Study: Sitting Less Trumps Exercising More


 
By now you may have heard that sitting is considered as or more dangerous to your health than smoking. It is in fact a medical fact depending upon your age. ¬†Recent studies showed that inactivity was the number one heart health risk for women over the age of 30. Apparently women under the age of 30 move more so typical heart health risks such as obesity and smoking ranked higher. This particular study did not focus on men however there are numerous other studies that show that men don’t get a free health pass when they spend their days sitting.

 

What surprises many, especially those who exercise regularly is that spending the day sitting increases disease risk regardless of whether you ran 5 miles or hit the gym before you reached the office. You heard that right Mr./Ms. Triathlete. Despite your daily workout regimens your risk of heart disease, cancer, stroke and a litany of other diseases is just the same as that office mate that never changes from Cole Hahn to Addidas. That is, if you spend the rest of your day inactive.

 

How is that possible? Scientists are just beginning to unravel the mechanics of all of this but trust us, you won’t want to wait for the final report. There are enough studies out there showing this as scientific fact now to convince even the most ardent (well read) skeptic.

 

A recent analysis of 43 observational studies encompassing 4 million participants found an alarming increase in the rates of cancers (24%/colon, 32%/endometrial, 21%/lung) related to time spent sitting. The really bad news? “Adjustment for physical activity did not affect the positive association between sedentary behavior and cancer,” stated study authors Daniela Schmid and Michael Lietzmann of the University of Regensburg in Germany.

 

What’s going on and what can be done about it? Well, as mentioned before the actual mechanics are just now being studied but a few things are known that should get you up out of that chair. ¬† Your body listens to your actions and responds accordingly. If you sit to long (beyond 20 minute intervals) your large postural support muscles (quads and glutes) are not engaged and are unable to release a litany of beneficial molecules that maintain health.
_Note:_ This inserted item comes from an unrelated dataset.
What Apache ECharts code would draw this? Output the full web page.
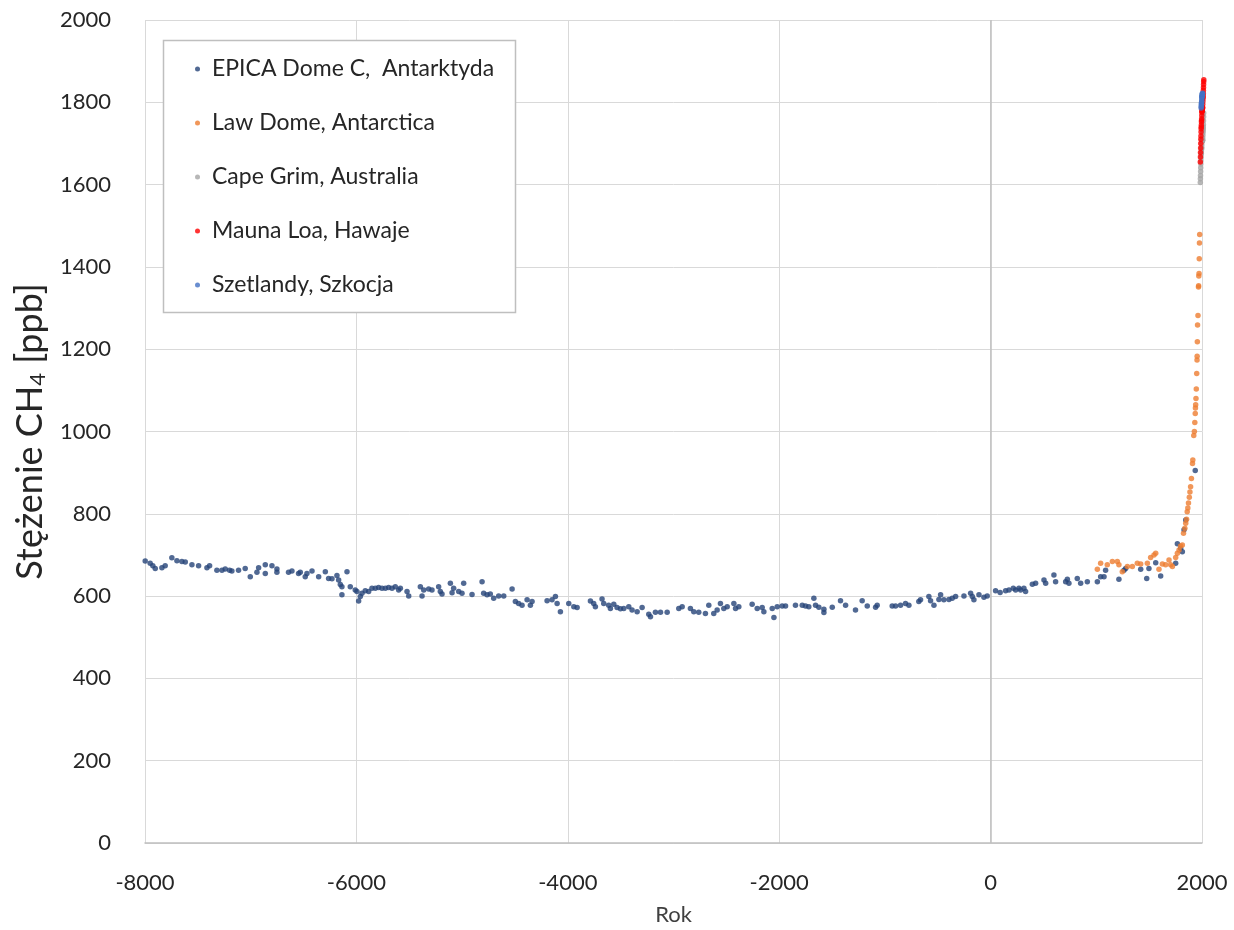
<!DOCTYPE html>
<html>
<head>
<meta charset="utf-8">
<script src="https://cdn.jsdelivr.net/npm/echarts@6/dist/echarts.min.js"></script>
<style>
html,body{margin:0;padding:0;background:#fff;}
#chart{width:1234px;height:930px;}
</style>
</head>
<body>
<div id="chart"></div>
<script>
const seriesNames = ['EPICA Dome C,  Antarktyda','Law Dome, Antarctica','Cape Grim, Australia','Mauna Loa, Hawaje','Szetlandy, Szkocja'];
const xTicks = [-8000,-6000,-4000,-2000,0,2000];
const yTicks = [0,200,400,600,800,1000,1200,1400,1600,1800,2000];

const epica = [[-7998,685],[-7951,680],[-7926,674],[-7903,667],[-7840,669],[-7809,674],[-7746,693],[-7698,686],[-7651,684],[-7619,683],[-7556,676],[-7493,674],[-7414,669],[-7389,674],[-7320,663],[-7272,663],[-7241,666],[-7200,663],[-7178,661],[-7115,663],[-7052,667],[-7004,647],[-6941,658],[-6925,669],[-6862,655],[-6862,676],[-6799,674],[-6752,666],[-6752,658],[-6642,658],[-6610,661],[-6547,655],[-6531,658],[-6484,647],[-6468,655],[-6420,661],[-6357,647],[-6294,659],[-6263,643],[-6231,642],[-6184,650],[-6168,639],[-6152,628],[-6137,623],[-6137,603],[-6089,659],[-6058,623],[-6011,615],[-5979,588],
[-5995,611],[-5963,599],[-5947,607],[-5916,613],[-5884,611],[-5853,619],[-5821,619],[-5790,621],[-5758,619],[-5726,619],[-5695,621],[-5663,619],[-5632,623],[-5600,615],[-5584,619],[-5521,611],[-5505,600],[-5395,623],[-5379,600],[-5363,615],[-5316,617],[-5285,615],[-5222,623],[-5206,611],[-5190,605],[-5111,631],[-5095,608],[-5080,619],[-5032,611],[-5001,607],[-4985,631],[-4906,604],[-4811,635],[-4796,607],[-4764,603],[-4733,605],[-4701,595],[-4654,600],[-4606,600],[-4527,617],[-4496,587],[-4465,582],[-4433,578],[-4385,591],[-4354,578],[-4338,587],[-4196,589],[-4149,591],[-4117,599],[-4101,582],[-4070,562],[-3991,582],
[-3943,574],[-3912,572],[-3786,588],[-3755,582],[-3739,574],[-3676,593],[-3660,582],[-3613,578],[-3597,570],[-3565,580],[-3534,572],[-3502,569],[-3470,570],[-3423,574],[-3392,566],[-3344,562],[-3297,572],[-3234,556],[-3218,550],[-3171,561],[-3123,561],[-3060,561],[-2950,570],[-2918,574],[-2840,570],[-2808,562],[-2761,561],[-2698,558],[-2666,578],[-2619,558],[-2587,566],[-2556,582],[-2524,570],[-2492,574],[-2429,582],[-2413,570],[-2382,574],[-2256,580],[-2208,570],[-2161,572],[-2145,562],[-2066,570],[-2050,548],[-2019,574],[-1972,576],
[-1940,576],[-1846,578],[-1782,578],[-1751,576],[-1720,574],[-1672,595],[-1656,578],[-1625,573],[-1577,568],[-1577,560],[-1498,573],[-1420,589],[-1372,578],[-1278,566],[-1215,589],[-1167,576],[-1088,573],[-1073,578],[-931,576],[-899,576],[-852,578],[-805,582],[-773,578],[-679,587],[-663,591],[-584,599],[-568,589],[-536,578],[-489,592],[-473,603],[-442,591],[-394,592],[-363,595],[-331,599],[-252,600],[-189,607],[-173,599],[-158,591],[-110,603],[-63,597],[-32,600],[47,613],[90,609],
[142,613],[174,615],[215,619],[237,615],[268,619],[284,615],[315,619],[331,611],[395,629],[426,631],[505,639],[521,631],[599,651],[615,635],[710,635],[726,641],[741,631],[820,643],[852,631],[915,635],[1010,635],[1041,647],[1073,647],[1088,663],[1214,641],[1262,663],[1278,667],[1420,665],[1477,643],[1498,667],[1562,681],[1609,649],[1751,680],[1767,727],[1798,716],[1814,708],[1830,761],[1846,785],[1936,905]];

const lawDome = [[1010,665],[1041,680],[1104,676],[1152,684],[1199,684],[1214,676],[1246,659],[1294,672],[1341,672],[1388,680],[1420,678],[1483,680],[1514,694],[1546,700],[1562,704],[1593,665],[1625,678],[1656,676],[1688,688],[1704,676],[1720,672],[1751,694],[1767,704],[1783,712],[1798,722],[1814,724],[1825,753],[1838,765],[1846,777],[1854,787],[1860,805],[1866,814],[1872,826],[1880,840],[1886,853],[1892,866],[1900,886],[1910,922],[1913,931],[1922,990],[1928,1000],[1932,1022],[1936,1044],[1938,1057],[1940,1065],[1943,1080],[1946,1103],[1950,1141],[1953,1174],[1954,1183],[1956,1218],[1958,1259],[1962,1282],[1967,1351],[1968,1354],[1970,1378],[1972,1384],[1974,1420],[1976,1458],[1978,1479]];

const capeGrim = [[1984,1605],[1985,1614],[1986,1622],[1987,1632],[1988,1641],[1989,1650],[1990,1658],[1991,1666],[1992,1673],[1993,1676],[1994,1680],[1995,1685],[1996,1688],[1997,1691],[1998,1697],[1999,1704],[2000,1705],[2001,1706],[2002,1707],[2003,1709],[2004,1708],[2005,1707],[2006,1708],[2007,1713],[2008,1720],[2009,1726],[2010,1731],[2011,1735],[2012,1740],[2013,1746],[2014,1755],[2015,1765],[2016,1774]];

const maunaLoa = [[1984,1655],[1985,1667],[1986,1678],[1987,1689],[1988,1700],[1989,1710],[1990,1718],[1991,1728],[1992,1736],[1993,1740],[1994,1745],[1995,1752],[1996,1756],[1997,1760],[1998,1768],[1999,1775],[2000,1778],[2001,1779],[2002,1782],[2003,1786],[2004,1785],[2005,1786],[2006,1788],[2007,1795],[2008,1802],[2009,1808],[2010,1812],[2011,1816],[2012,1822],[2013,1829],[2014,1836],[2015,1843],[2016,1850],[2017,1855]];

const shetland = [[1992,1786],[1993,1790],[1994,1794],[1995,1797],[1996,1800],[1997,1803],[1998,1808],[1999,1812],[2000,1814],[2001,1815],[2002,1817],[2003,1820],[2004,1821],[2005,1822]];

const colors = ['#264478','#ED7D31','#A5A5A5','#FF0000','#4472C4'];
const FONT = 'Lato';
const allData = [epica, lawDome, capeGrim, maunaLoa, shetland];

const chart = echarts.init(document.getElementById('chart'), null, {renderer:'canvas'});
const series = allData.map((d,i)=>({
  name: seriesNames[i],
  type: 'scatter',
  data: d,
  symbol: 'circle',
  symbolSize: 5.5,
  clip: false,
  itemStyle: {color: colors[i]},
  emphasis: {disabled: true}
}));
series[0].markLine = {
  silent: true, symbol: 'none', label: {show:false},
  lineStyle: {color:'#bfbfbf', type:'solid', width:1.5},
  data: [{xAxis: 0}]
};

chart.setOption({
  animation: false,
  backgroundColor: '#fff',
  color: colors,
  grid: {left:145, right:32, top:20, bottom:87, containLabel:false, outerBoundsMode:'none'},
  xAxis: {
    type: 'value', min: xTicks[0], max: xTicks[xTicks.length-1], interval: 2000,
    name: 'Rok', nameLocation: 'middle', nameGap: 61,
    nameTextStyle: {fontFamily: FONT, fontSize: 22, color:'#404040'},
    axisLine: {show:true, onZero:false, lineStyle:{color:'#bfbfbf', width:1.5}},
    axisTick: {show:false},
    axisLabel: {fontFamily: FONT, fontSize: 22, color:'#262626', margin: 29, formatter: v => String(v)},
    splitLine: {show:true, lineStyle:{color:'#d9d9d9', width:1}}
  },
  yAxis: {
    type: 'value', min: yTicks[0], max: yTicks[yTicks.length-1], interval: 200,
    name: 'Stężenie CH{sub|4} [ppb]', nameLocation: 'middle', nameGap: 93, nameRotate: 90,
    nameTextStyle: {fontFamily: FONT, fontSize: 36, color:'#262626',
      rich: {sub:{fontFamily: FONT, fontSize: 22, color:'#262626', verticalAlign:'bottom', padding:[15,0,0,0]}}},
    axisLine: {show:false},
    axisTick: {show:false},
    axisLabel: {fontFamily: FONT, fontSize: 22, color:'#262626', margin: 34, formatter: v => String(v)},
    splitLine: {show:true, lineStyle:{color:'#d9d9d9', width:1}}
  },
  legend: {
    orient: 'vertical', left: 195, top: 57, itemGap: 30, padding: 0,
    itemWidth: 5, itemHeight: 5, icon: 'circle',
    textStyle: {fontFamily: FONT, fontSize: 23, color:'#262626', lineHeight: 24, padding:[0,0,0,7]},
    data: seriesNames, selectedMode: false
  },
  graphic: [{
    type: 'rect', z: 3, silent: true,
    shape: {x:163.5, y:40.5, width:352, height:272},
    style: {fill:'#fff', stroke:'#bfbfbf', lineWidth:1.5}
  }],
  series: series
});
</script>
</body>
</html>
One example of this is the molecule lipoprotein lipase, which we have written about before. Other studies have shown that inactivity signals Tcells to produce as much as 50% more fat cells in the body than if an individual was upright and moving. In effect staying inactive is like placing an order with your body to become obese and obesity leads to a litany of diseases.

 

The good news is that you can prevent this by staying active and limiting sedentary time to no more than 20 minutes at a time without at least a 2-3 minute “moving break”. Scientists don’t know the optimum dosage of movement intervals at this point and it is our suspicion that it will vary for individuals anyway. At this stage we fall back on our “Caveman Theory” of health. The body evolved over millions of years on the basis of movement, so moving at the very least as much as we did a thousand years ago is probably a good idea. Contrast that with our government’s stated goal of 150 minutes of moderate weekly activity for a healthy lifestyle and one might understand our current health dilemma.

 

We will continue to deliver the scientific evidence that supports staying in motion but this does not have to be a burden once you understand the facts. Stay in motion as much as you can during the day. If a treadmill desk is your way to do it great. If that is not possible break up your sitting with as many breaks with movement as you possibly can garner. For most of us though once we lock in on a project hours go by before the thought of moving even enters our minds.